Category : Buy Published : 27.06.2019

Looking beyond Brexit: London property market June update

Buy at the bottom, brokers say. The bottom is not yet in. If a no-deal exit on 31 October were to happen, house prices could drop 30 per cent in the next three years, according to the Bank of England stress test’s worst-case scenario. However, buyers of London property are looking beyond Brexit.

Lower and Lower

The property market in London is in turmoil. In the first three months of this year, prices were down 4 per cent on the first quarter of 2018, according to Nationwide, and 5 per cent down on their peak the year before. The newly-marketed houses in the capital falling in price by an average of 0.4 per cent this month.

According to Rightmove, average asking prices are still lower than where they were a year ago in 28 of London’s 32 boroughs. However, 23 boroughs are now reporting monthly increases. Based on a rolling three-month average, asking prices were up 2.3 per cent in Westminster at the beginning of June, compared with the beginning of May — up 1.5 per cent in Haringey, and 1.2 per cent in many boroughs, including Kensington and Chelsea.

Speed Up!

These are only asking prices — and they may be inflated by pricey new developments in those areas — but there is evidence that sellers are setting more realistic prices. They have less time to wait for a deal. The average selling time seems to have peaked. In May a home spent an average of 72 days on the market before selling; down from 89 days in January.
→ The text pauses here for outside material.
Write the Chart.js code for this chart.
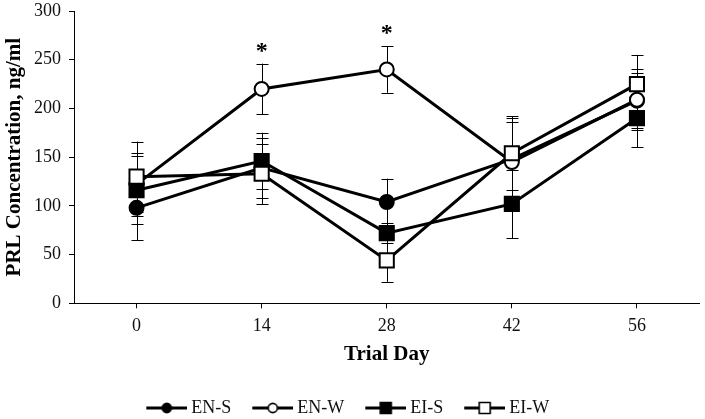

London luxury homes in highest demand for 10 years

Luxury homes have been hardest hit during the housing downturn. Prices of central London’s prime properties — which account for the top 5 per cent of the market by value — have fallen by more than 19 per cent since 2014, according to Savills. But again, these are falling more slowly this year. In the first three months of 2019, prices were level in Mayfair and Kensington. Over the past five years they have fallen 24 per cent and 21 per cent respectively. In Notting Hill and Holland Park — both of which have seen price falls of more than 15 per cent since 2014 — transaction numbers have increased and prices have risen, albeit by less than 1 per cent. Buyers are looking beyond Brexit, property agents say.